Modelling of Drug Disposition Kinetics in In Vitro Intestinal Absorption Cell Models

One major prerequisite for an orally administered drug is the ability to cross the intestinal epithelia from intestinal lumen into the blood circulation. Therefore, the absorption potential of molecules is studied early on during the drug development process. Permeation experiments using cultured cell monolayers are one of the most often applied methods to screen and also to predict in more detail the intestinal absorption potential of molecules in preclinical phase. Furthermore, these studies are also used to screen the molecules for transporter interactions as well as for more detailed mechanistic studies of the transfer routes involved. Several mathematical and computational models with complexity varying from simple non-mechanistic single barrier models to mechanistically more detailed compartmental models have been developed to describe the drug disposition during these in vitro permeation experiments. This MiniReview gives an overview of these models and their applications. Also the implications of these models to the prediction of intestinal absorption in vivo are discussed.

Effects of experimental setup on the apparent concentration dependency of active efflux transport in in vitro cell permeation experiments.

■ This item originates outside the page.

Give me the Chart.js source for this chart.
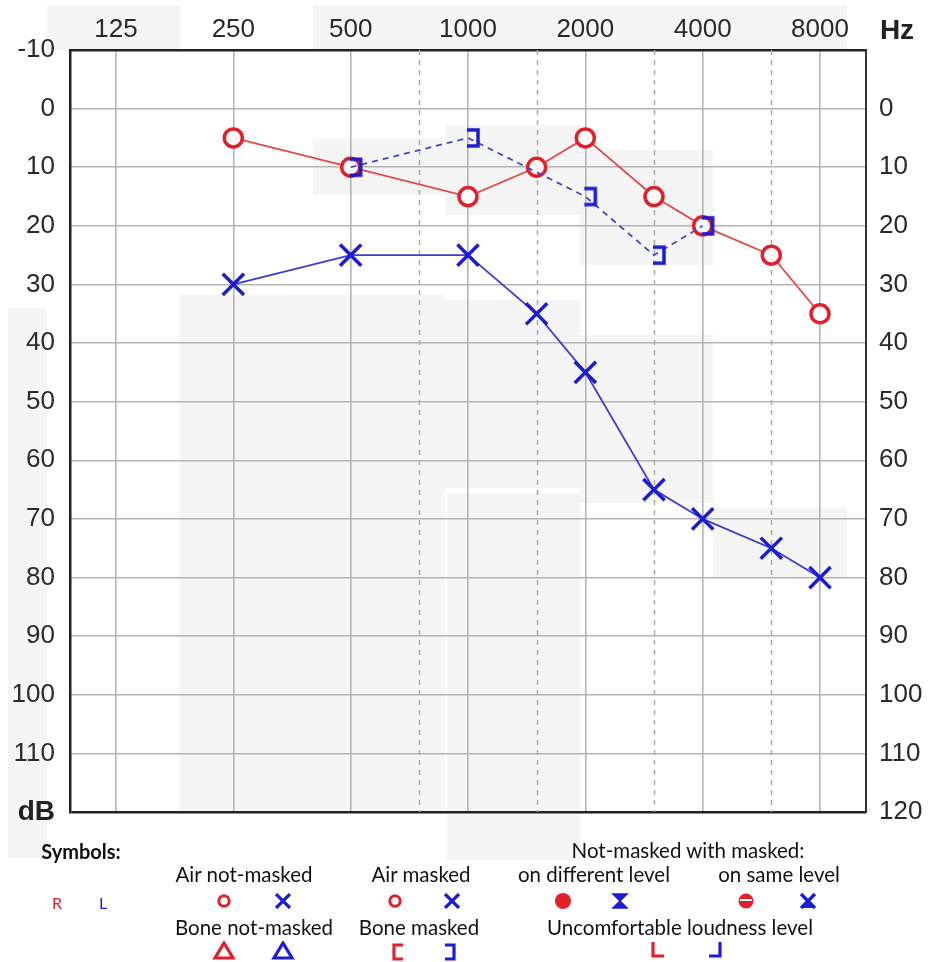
<!DOCTYPE html>
<html>
<head>
<meta charset="utf-8">
<script src="https://cdn.jsdelivr.net/npm/chart.js@4.4.1/dist/chart.umd.min.js"></script>
<style>
  html, body { margin: 0; padding: 0; background: #fff; }
  #wrap { position: relative; width: 937px; height: 962px; overflow: hidden; }
  #audiogram { position: absolute; left: 0; top: 0; }
  .lbl { position: absolute; white-space: nowrap; transform: translate(-50%, -50%);
         font-family: Lato, "Liberation Sans", sans-serif; font-size: 20.5px; color: #111; line-height: 1; }
  .sym { position: absolute; transform: translate(-50%, -50%); display: block; }
</style>
</head>
<body>
<div id="wrap">
  <canvas id="audiogram" width="937" height="962"></canvas>
  <div id="legend"></div>
</div>
<script>
// frequencies (Hz) and hearing levels (dB HL)
const freqTicks = [125, 250, 500, 1000, 2000, 4000, 8000];
const halfOctaves = [750, 1500, 3000, 6000];
const airFreqs = [250, 500, 1000, 1500, 2000, 3000, 4000, 6000, 8000];
const rightAir = [5, 10, 15, 10, 5, 15, 20, 25, 35];
const leftAir = [30, 25, 25, 35, 45, 65, 70, 75, 80];
const boneFreqs = [500, 1000, 2000, 3000, 4000];
const leftBoneMasked = [10, 5, 15, 25, 20];

const RED = '#e0202a';
const BLUE = '#1c1cd0';
const X_MIN = 125 / Math.pow(2, 0.392);
const X_MAX = 8000 * Math.pow(2, 0.392);

const toPoints = (xs, ys) => xs.map((f, i) => ({ x: f, y: ys[i] }));

// "]" bracket, open side on the frequency line
function bracketImage(color) {
  const c = document.createElement('canvas');
  c.width = 28; c.height = 24;
  const g = c.getContext('2d');
  g.strokeStyle = color;
  g.lineWidth = 3.5;
  g.beginPath();
  g.moveTo(13, 4); g.lineTo(24, 4); g.lineTo(24, 20); g.lineTo(13, 20);
  g.stroke();
  return c;
}

// faint grey patches of the scanned original
const patches = {
  id: 'patches',
  beforeDraw(chart) {
    const ctx = chart.ctx;
    ctx.save();
    ctx.fillStyle = '#f5f5f5';
    [[47, 5, 133, 45], [313, 5, 534, 45], [8, 308, 39, 550], [180, 295, 265, 517],
     [445, 300, 135, 188], [447, 493, 133, 367], [580, 335, 133, 168],
     [313, 138, 132, 57], [445, 125, 135, 90], [580, 150, 133, 115], [713, 507, 134, 70]]
      .forEach(r => ctx.fillRect(r[0], r[1], r[2], r[3]));
    ctx.restore();
  }
};

const halfOctaveLines = {
  id: 'halfOctaveLines',
  beforeDatasetsDraw(chart) {
    const { ctx, chartArea: { top, bottom }, scales: { x } } = chart;
    ctx.save();
    ctx.strokeStyle = '#acacac';
    ctx.lineWidth = 1.5;
    ctx.setLineDash([5, 5]);
    halfOctaves.forEach(f => {
      const px = Math.round(x.getPixelForValue(f)) + 0.5;
      ctx.beginPath();
      ctx.moveTo(px, top);
      ctx.lineTo(px, bottom);
      ctx.stroke();
    });
    ctx.restore();
  }
};

const tickFont = { family: '"Liberation Sans", Arial, sans-serif', size: 26 };
const boldFont = { family: '"Liberation Sans", Arial, sans-serif', size: 28, weight: 'bold' };
const isEdge = ctx => ctx.tick && ctx.tick.value === 120;

new Chart(document.getElementById('audiogram'), {
  type: 'line',
  data: {
    datasets: [
      {
        label: 'Left bone masked',
        data: toPoints(boneFreqs, leftBoneMasked),
        borderColor: '#4646c8',
        borderWidth: 1.8,
        borderDash: [6, 5],
        pointStyle: bracketImage(BLUE),
        pointRadius: 10
      },
      {
        label: 'Right air',
        data: toPoints(airFreqs, rightAir),
        borderColor: '#e04a4a',
        borderWidth: 1.8,
        pointStyle: 'circle',
        pointRadius: 9,
        pointBorderWidth: 3.5,
        pointBorderColor: RED,
        pointBackgroundColor: '#fff'
      },
      {
        label: 'Left air',
        data: toPoints(airFreqs, leftAir),
        borderColor: '#3c3cd0',
        borderWidth: 1.8,
        pointStyle: 'crossRot',
        pointRadius: 15,
        pointBorderWidth: 3.5,
        pointBorderColor: BLUE
      }
    ]
  },
  options: {
    responsive: false,
    animation: false,
    layout: { padding: { bottom: 150 } },
    plugins: { legend: { display: false }, tooltip: { enabled: false } },
    scales: {
      x: {
        type: 'logarithmic',
        position: 'top',
        min: X_MIN,
        max: X_MAX,
        afterBuildTicks: s => { s.ticks = freqTicks.map(v => ({ value: v })); },
        afterFit: s => { s.height = 50; },
        ticks: {
          callback: v => String(v),
          font: tickFont, color: '#2a2a2a', padding: 5,
          autoSkip: false, maxRotation: 0, minRotation: 0
        },
        grid: { color: '#b4b4b4', lineWidth: 1.6, drawTicks: false },
        border: { color: '#222', width: 2.5 }
      },
      y: {
        type: 'linear',
        position: 'left',
        reverse: true,
        min: -10,
        max: 120,
        afterFit: s => { s.width = 70; },
        ticks: {
          stepSize: 10,
          callback: v => (v === 120 ? 'dB' : String(v)),
          font: ctx => (isEdge(ctx) ? boldFont : tickFont),
          color: ctx => (isEdge(ctx) ? '#222' : '#2a2a2a'),
          padding: 15
        },
        grid: {
          color: ctx => (isEdge(ctx) ? '#222' : '#b4b4b4'),
          lineWidth: ctx => (isEdge(ctx) ? 2.5 : 1.6),
          drawTicks: false
        },
        border: { color: '#222', width: 2.5 }
      },
      y2: {
        type: 'linear',
        position: 'right',
        reverse: true,
        min: -10,
        max: 120,
        afterFit: s => { s.width = 71; },
        ticks: {
          stepSize: 10,
          callback: v => (v === -10 ? '' : String(v)),
          font: tickFont, color: '#2a2a2a', padding: 13
        },
        grid: { drawOnChartArea: false, drawTicks: false },
        border: { color: '#333', width: 2 }
      }
    }
  },
  plugins: [patches, halfOctaveLines]
});

// unit label and the symbol key underneath
const legend = document.getElementById('legend');
function addLabel(text, cx, cy, style) {
  const d = document.createElement('div');
  d.className = 'lbl';
  d.textContent = text;
  d.style.left = cx + 'px';
  d.style.top = cy + 'px';
  Object.assign(d.style, style || {});
  legend.appendChild(d);
}
function addSymbol(w, h, inner, cx, cy) {
  const s = '<svg class="sym" xmlns="http://www.w3.org/2000/svg" width="' + w + '" height="' + h +
    '" style="left:' + cx + 'px;top:' + cy + 'px">' + inner + '</svg>';
  legend.insertAdjacentHTML('beforeend', s);
}

addLabel('Hz', 897, 30, { fontFamily: '"Liberation Sans", Arial, sans-serif', fontWeight: 'bold', fontSize: '28px', color: '#222' });

addLabel('Symbols:', 81, 851, { fontWeight: 'bold', fontSize: '20px' });
addLabel('R', 57, 903, { color: RED, fontSize: '16px' });
addLabel('L', 103, 903, { color: BLUE, fontSize: '16px' });
addLabel('Air not-masked', 244, 874);
addLabel('Bone not-masked', 254, 927);
addLabel('Air masked', 421, 874);
addLabel('Bone masked', 419, 927);
addLabel('Not-masked with masked:', 688, 850);
addLabel('on different level', 594, 874);
addLabel('on same level', 779, 874);
addLabel('Uncomfortable loudness level', 680, 927);

const ring = c => '<circle cx="8" cy="8" r="5.2" fill="none" stroke="' + c + '" stroke-width="3"/>';
const cross = c => '<path d="M2 1 L16 15 M16 1 L2 15" stroke="' + c + '" stroke-width="3.2" fill="none"/>';
const tri = c => '<path d="M12 2 L21 17 L3 17 Z" fill="none" stroke="' + c + '" stroke-width="3.2"/>';

addSymbol(16, 16, ring(RED), 224, 901);
addSymbol(18, 16, cross(BLUE), 283, 901);
addSymbol(16, 16, ring(RED), 395, 901);
addSymbol(18, 16, cross(BLUE), 452, 901);
addSymbol(24, 20, tri(RED), 224, 951);
addSymbol(24, 20, tri(BLUE), 283, 951);
addSymbol(14, 18, '<path d="M12 2 H3 V16 H12" fill="none" stroke="' + RED + '" stroke-width="3.2"/>', 398, 952);
addSymbol(14, 18, '<path d="M2 2 H11 V16 H2" fill="none" stroke="' + BLUE + '" stroke-width="3.2"/>', 450, 952);
addSymbol(18, 18, '<circle cx="9" cy="9" r="8" fill="' + RED + '"/>', 563, 901);
addSymbol(18, 18, '<path d="M2 2 H16 L9 9 L16 16 H2 L9 9 Z" fill="' + BLUE + '" stroke="' + BLUE + '" stroke-width="1.5"/>', 620, 901);
addSymbol(18, 18, '<circle cx="9" cy="9" r="7.5" fill="' + RED + '"/><rect x="3" y="7" width="12" height="2" fill="#fff"/>', 746, 901);
addSymbol(18, 18, '<path d="M2 2 L16 16 M16 2 L2 16" stroke="' + BLUE + '" stroke-width="3.2"/><path d="M9 9 L16 16 H2 Z" fill="' + BLUE + '"/>', 808, 901);
addSymbol(16, 18, '<path d="M3 1 V15 H14" fill="none" stroke="' + RED + '" stroke-width="3.2"/>', 658, 950);
addSymbol(16, 18, '<path d="M13 1 V15 H2" fill="none" stroke="' + BLUE + '" stroke-width="3.2"/>', 715, 950);
</script>
</body>
</html>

P-Glycoprotein mediated efflux is one of the barriers limiting drug absorption from the intestine. Predictions of the intestinal P-glycoprotein function need to take into account the concentration dependency because high intestinal drug concentrations may saturate P-glycoprotein. However, the substrate binding site of P-glycoprotein lies inside the cells and the drug concentration at the binding site cannot be measured directly. Therefore, rigorous determination of concentration dependent P-glycoprotein kinetics is challenging. In this study, the effects of the aqueous boundary layers, extracellular pH and cellular retention on the apparent saturation kinetics of P-glycoprotein mediated transport of quinidine in an in vitro cell permeation setting were explored. The changes in the experimental conditions caused 1 order of magnitude variation in the apparent affinity to P-glycoprotein (K(m,app)) and a 5-fold difference in the maximum effective P-glycoprotein mediated transport rate of quinidine (V(max,app)). However, fitting the concentration data into a compartmental model which accounted for the aqueous boundary layers, cell membranes and cellular retention suggested that the P-glycoprotein function per se was not altered, it was the differences in the passive transfer of quinidine which changed the apparent transport kinetics. These results provide further insight into the dynamics of the P-glycoprotein mediated transport and on the roles of several confounding factors involved in in vitro experimental setting. Further, the results confirm the applicability of compartmental model based data analysis approach in the determination of active transporter kinetics.